Mais interdire complètement YouTube, qui appartient à Google, semble plus compliqué.  

« Roskomnadzor n’a pas beaucoup de fonds », affirme Artiom Kozliouk, directeur de l’association de défense des libertés numériques Roskomsvoboda, « ils n’ont pratiquement aucun levier ».

« Il est difficile de faire pression sur les réseaux sociaux occidentaux : en faisant des concessions à un régime politique, un coup serait porté à leur réputation à l’échelle mondiale », ajoute-t-il.

Concurrents locaux

Dans le cas de TikTok, si les démarches pourraient être facilitées par une proximité avec la Chine, experte en matière de censure d’internet, Moscou se heurte néanmoins à une méconnaissance de ce réseau social populaire chez les plus jeunes.

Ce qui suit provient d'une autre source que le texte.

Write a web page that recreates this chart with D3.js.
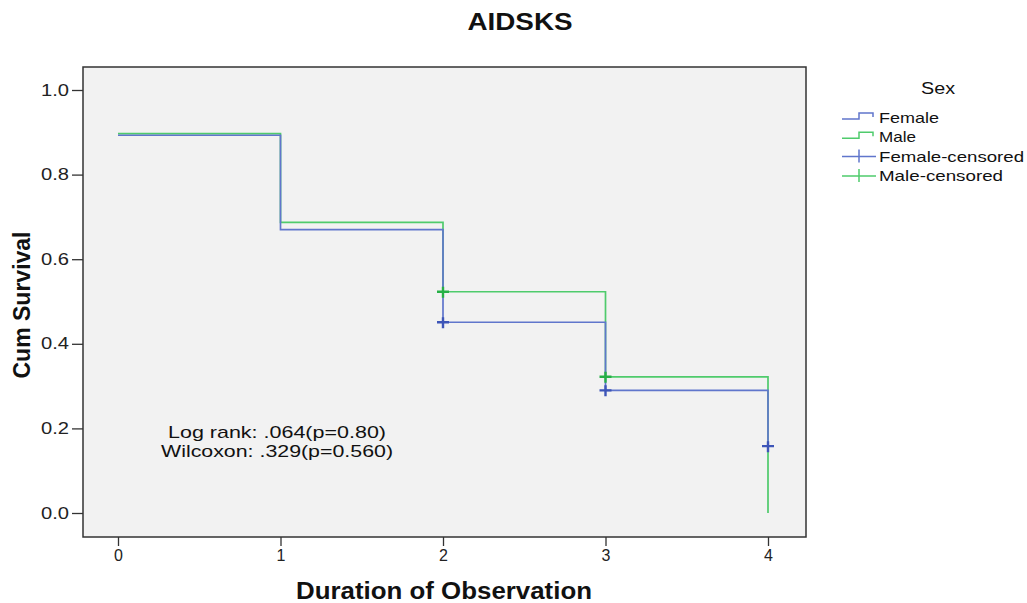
<!DOCTYPE html>
<meta charset="utf-8">
<style>
    body { margin: 0; background: #fff; }
    text { font-family: "Liberation Sans", Arial, sans-serif; }
    .tick text { font-size: 16px; fill: #222; }
    .axis-title { font-weight: bold; fill: #111; }
    .title { font-size: 24px; font-weight: bold; fill: #111; }
    .legend text { font-size: 15px; fill: #111; }
    .stat { font-size: 17px; fill: #111; }
</style>
<svg width="1027" height="603"></svg>
<script src="https://d3js.org/d3.v7.min.js"></script>
<script>

    // survival estimates at each time point (step starts)
    var times = [0, 1, 2, 3, 4];
    var femaleSurv = [0.893, 0.670, 0.451, 0.290, 0.158];
    var maleSurv = [0.897, 0.687, 0.523, 0.322, 0.0];
    // censored points (time index)
    var femaleCensored = [2, 3, 4];
    var maleCensored = [2, 3];
    var yTicks = [0, 0.2, 0.4, 0.6, 0.8, 1.0];
    var xTicks = [0, 1, 2, 3, 4];
    var stats = ["Log rank: .064(p=0.80)", "Wilcoxon: .329(p=0.560)"];

    var blue = "#6076cc", green = "#4fcb6c";
    var blueMark = "#3d55b8", greenMark = "#26b046";

    var svg = d3.select("svg");
    var frame = {left: 83, top: 67, right: 806, bottom: 537};

    var x = d3.scaleLinear().domain([0, 4]).range([118, 768]);
    var y = d3.scaleLinear().domain([0, 1]).range([513, 90]);

    svg.append("rect")
            .attr("x", frame.left).attr("y", frame.top)
            .attr("width", frame.right - frame.left)
            .attr("height", frame.bottom - frame.top)
            .attr("fill", "#f2f2f2")
            .attr("stroke", "#333").attr("stroke-width", 1.5);

    svg.append("g")
            .attr("transform", "translate(" + frame.left + ",0)")
            .call(d3.axisLeft(y).tickValues(yTicks).tickFormat(d3.format(".1f")).tickSize(11).tickPadding(3))
            .call(function(g) {
                g.select(".domain").remove();
                g.selectAll("line").attr("stroke", "#333").attr("stroke-width", 1.3);
                g.selectAll("text").attr("textLength", 28).attr("lengthAdjust", "spacingAndGlyphs");
            });

    svg.append("g")
            .attr("transform", "translate(0," + frame.bottom + ")")
            .call(d3.axisBottom(x).tickValues(xTicks).tickFormat(d3.format("d")).tickSize(9).tickPadding(4))
            .call(function(g) {
                g.select(".domain").remove();
                g.selectAll("line").attr("stroke", "#333").attr("stroke-width", 1.3);
            });

    function stepPath(surv) {
        var p = d3.path();
        p.moveTo(x(times[0]), y(surv[0]));
        for (var i = 1; i < times.length; i++) {
            p.lineTo(x(times[i]), y(surv[i - 1]));
            p.lineTo(x(times[i]), y(surv[i]));
        }
        return p.toString();
    }

    var series = [
        {name: "Male", surv: maleSurv, color: green, mark: greenMark, cens: maleCensored},
        {name: "Female", surv: femaleSurv, color: blue, mark: blueMark, cens: femaleCensored}
    ];

    svg.selectAll(".curve")
            .data(series)
            .enter().append("path")
            .attr("class", "curve")
            .attr("d", function(d) { return stepPath(d.surv); })
            .attr("fill", "none")
            .attr("stroke", function(d) { return d.color; })
            .attr("stroke-width", 1.7);

    series.forEach(function(s) {
        svg.selectAll(null)
                .data(s.cens)
                .enter().append("path")
                .attr("d", function(i) {
                    var cx = x(times[i]), cy = y(s.surv[i]);
                    return "M" + (cx - 6) + "," + cy + "H" + (cx + 6) + "M" + cx + "," + (cy - 5) + "V" + (cy + 6);
                })
                .attr("stroke", s.mark)
                .attr("stroke-width", 2.4);
    });

    svg.selectAll(".stat")
            .data(stats)
            .enter().append("text")
            .attr("class", "stat")
            .attr("x", 277)
            .attr("y", function(d, i) { return 438 + i * 19; })
            .attr("text-anchor", "middle")
            .attr("textLength", function(d, i) { return i ? 232 : 218; })
            .attr("lengthAdjust", "spacingAndGlyphs")
            .text(function(d) { return d; });

    svg.append("text").attr("class", "title")
            .attr("x", 520).attr("y", 30).attr("text-anchor", "middle")
            .attr("textLength", 105).attr("lengthAdjust", "spacingAndGlyphs")
            .text("AIDSKS");

    svg.append("text").attr("class", "axis-title")
            .attr("x", 444).attr("y", 599).attr("text-anchor", "middle")
            .style("font-size", "23px")
            .attr("textLength", 296).attr("lengthAdjust", "spacingAndGlyphs")
            .text("Duration of Observation");

    svg.append("text").attr("class", "axis-title")
            .attr("transform", "translate(30,305) rotate(-90)")
            .style("font-size", "23px")
            .attr("text-anchor", "middle").text("Cum Survival");

    // legend
    var legendItems = [
        {label: "Female", color: blue, type: "step"},
        {label: "Male", color: green, type: "step"},
        {label: "Female-censored", color: blue, type: "cross"},
        {label: "Male-censored", color: green, type: "cross"}
    ];

    var legend = svg.append("g").attr("class", "legend");
    legend.append("text").attr("x", 938).attr("y", 94).attr("text-anchor", "middle")
            .style("font-size", "16px")
            .attr("textLength", 34).attr("lengthAdjust", "spacingAndGlyphs")
            .text("Sex");

    var labelWidth = {"Female": 60, "Male": 37, "Female-censored": 145, "Male-censored": 124};

    var item = legend.selectAll(".item")
            .data(legendItems)
            .enter().append("g")
            .attr("class", "item")
            .attr("transform", function(d, i) { return "translate(842," + (118 + i * 19.3) + ")"; });

    item.append("path")
            .attr("d", function(d) {
                return d.type === "step"
                        ? "M0,1H17V-5H31V-1"
                        : "M0,0H34M17,-7V6";
            })
            .attr("fill", "none")
            .attr("stroke", function(d) { return d.color; })
            .attr("stroke-width", 1.5);

    item.append("text")
            .attr("x", 37).attr("y", 5)
            .attr("textLength", function(d) { return labelWidth[d.label]; })
            .attr("lengthAdjust", "spacingAndGlyphs")
            .text(function(d) { return d.label; });

</script>
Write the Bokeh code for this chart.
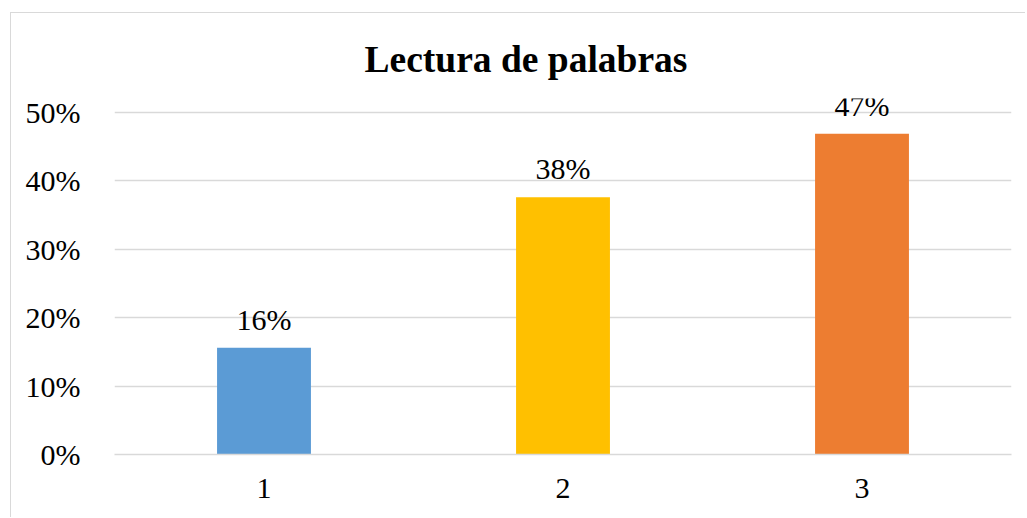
from bokeh.plotting import figure
from bokeh.models import ColumnDataSource, FactorRange, Range1d, FixedTicker, LabelSet, PrintfTickFormatter
from bokeh.embed import file_html
from bokeh.resources import INLINE

categories = ["1", "2", "3"]
values = [15.6, 37.6, 46.9]
colors = ["#5B9BD5", "#FFC000", "#ED7D31"]
labels = [f"{round(v)}%" for v in values]
y_ticks = [0, 10, 20, 30, 40, 50]
title = "Lectura de palabras"

FONT = "Liberation Serif"

src = ColumnDataSource(dict(cat=categories, val=values, color=colors, label=labels))

p = figure(
    x_range=FactorRange(*categories, range_padding=0),
    y_range=Range1d(0, 52.05),
    width=1015, height=505,
    output_backend="svg", toolbar_location=None,
    min_border_left=103, min_border_right=15, min_border_top=85, min_border_bottom=64,
    margin=(12, 0, 0, 10),
    styles={"border-left": "1px solid #d9d9d9", "border-top": "1px solid #d9d9d9"},
)
p.vbar(x="cat", top="val", width=0.314, color="color", source=src, line_color=None)

p.add_layout(LabelSet(x="cat", y="val", text="label", source=src, y_offset=18,
                      text_align="center", text_baseline="alphabetic",
                      text_font=FONT, text_font_size="30px", text_color="#000000"))

p.title.text = title
p.title.text_font = FONT
p.title.text_font_size = "37.5px"
p.title.text_font_style = "bold"
p.title.text_color = "#000000"
p.title.align = "left"
p.title.offset = 250
p.title.standoff = 38

p.outline_line_color = None
p.background_fill_color = "white"
p.border_fill_color = "white"

p.xgrid.grid_line_color = None
p.ygrid.grid_line_color = "#d9d9d9"
p.ygrid.grid_line_width = 1.3
p.yaxis.ticker = FixedTicker(ticks=y_ticks)
p.yaxis.formatter = PrintfTickFormatter(format="%d%%")

for ax in (p.xaxis, p.yaxis):
    ax.major_tick_line_color = None
    ax.minor_tick_line_color = None
    ax.major_label_text_font = FONT
    ax.major_label_text_font_size = "30px"
    ax.major_label_text_color = "#000000"
p.yaxis.axis_line_color = None
p.xaxis.axis_line_color = "#d9d9d9"
p.xaxis.axis_line_width = 1.3
p.yaxis.major_label_standoff = 28
p.xaxis.major_label_standoff = 18

open("out.html", "w").write(file_html(p, INLINE))
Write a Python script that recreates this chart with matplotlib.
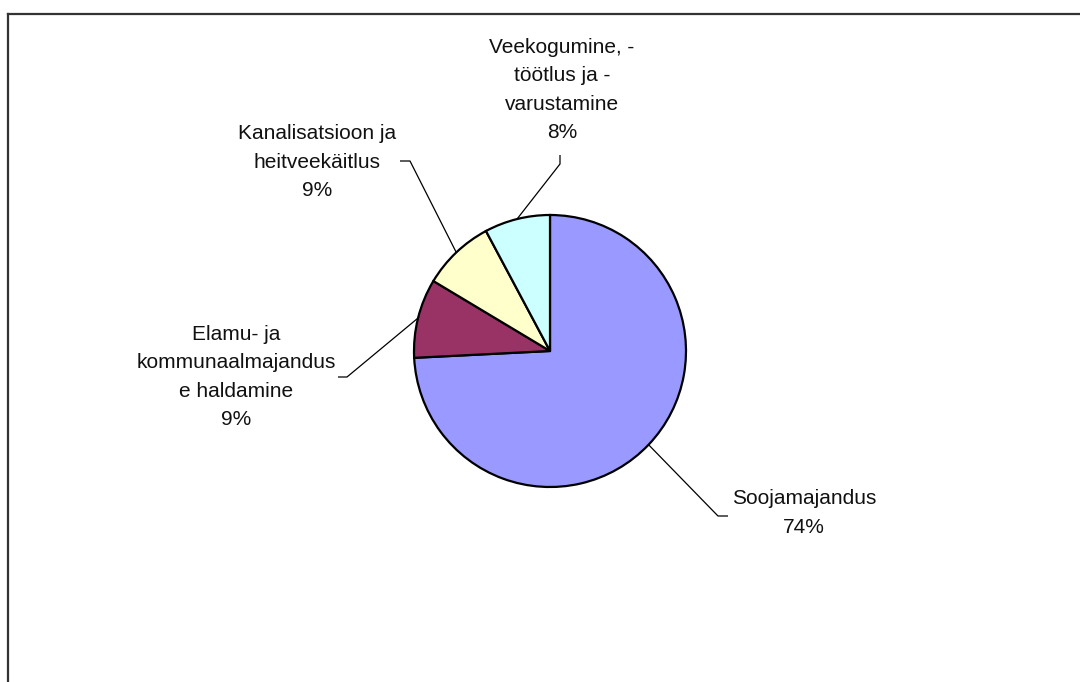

La chaîne d’État RT rapportait mercredi que des cours seraient proposés aux fonctionnaires sur la compréhension de l’argot des adolescents et des sites comme TikTok.

L’année dernière, déjà, la Russie n’avait pas réussi à interdire la messagerie cryptée Telegram, après des mois de tentatives de blocage infructueuses.

Par conséquent, les autorités ambitionnent de bâtir des concurrents locaux, à l’instar de « RuTube », appartenant à la holding Gazprom-Media (contrôlée par le géant gazier russe), une plateforme vidéo qui présente des contenus aseptisés.

Jusqu’ici, le site fait pâle figure à côté de YouTube.  

Mais Gazprom-Media, désormais dirigée par Alexandre Jarov, ancien chef de Roskomnadzor, a annoncé qu’en 2021-2022, elle moderniserait RuTube et lancerait un « TikTok russe » développé avec le soutien de la fondation Innopraktika, dirigée par Katerina Tikhonova, fille présumée de Vladimir Poutine.

Mais selon Artiom Kozliouk, après plus de vingt ans d’internet libre, ces efforts arrivent bien trop tard. Les autorités ont « raté leur chance », dit-il.